I looked at her. Here was a woman, of the finest grade of the English
working-class, with numerous evidences of refinement, being slowly
engulfed by that noisome and rotten tide of humanity which the powers
that be are pouring eastward out of London Town. Bank, factory, hotel,
and office building must go up, and the city poor folk are a nomadic
breed; so they migrate eastward, wave upon wave, saturating and degrading
neighbourhood by neighbourhood, driving the better class of workers
before them to pioneer, on the rim of the city, or dragging them down, if
not in the first generation, surely in the second and third.
It is only a question of months when Johnny Upright's street must go. He
realises it himself.
"In a couple of years," he says, "my lease expires. My landlord is one
of our kind. He has not put up the rent on any of his houses here, and
this has enabled us to stay. But any day he may sell, or any day he may
die, which is the same thing so far as we are concerned.
The house is
bought by a money breeder, who builds a sweat shop on the patch of ground
at the rear where my grapevine is, adds to the house, and rents it a room
to a family. There you are, and Johnny Upright's gone!"

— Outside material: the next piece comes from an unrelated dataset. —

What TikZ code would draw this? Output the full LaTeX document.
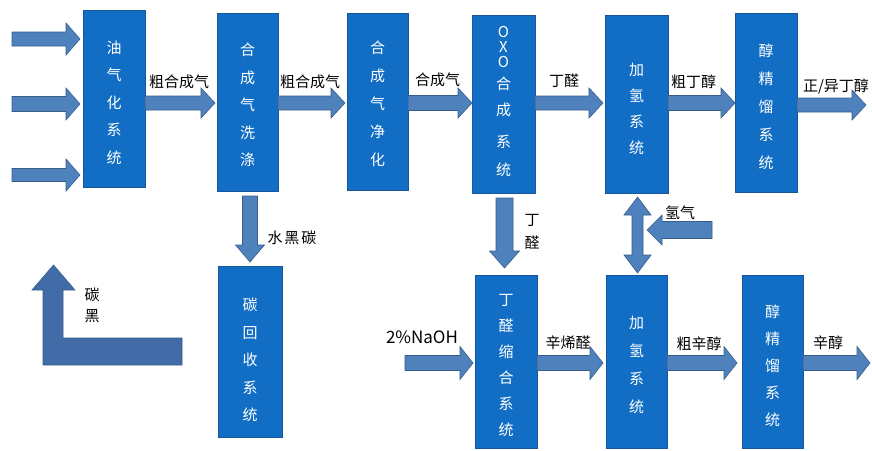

And truly I saw Johnny Upright, and his good wife and fair daughters, and
frowzy slavey, like so many ghosts flitting eastward through the gloom,
the monster city roaring at their heels.
But Johnny Upright is not alone in his flitting. Far, far out, on the
fringe of the city, live the small business men, little managers, and
successful clerks. They dwell in cottages and semi-detached villas, with
bits of flower garden, and elbow room, and breathing space. They inflate
themselves with pride, and throw out their chests when they contemplate
the Abyss from which they have escaped, and they thank God that they are
not as other men. And lo! down upon them comes Johnny Upright and the
monster city at his heels. Tenements spring up like magic, gardens are
built upon, villas are divided and subdivided into many dwellings, and
the black night of London settles down in a greasy pall.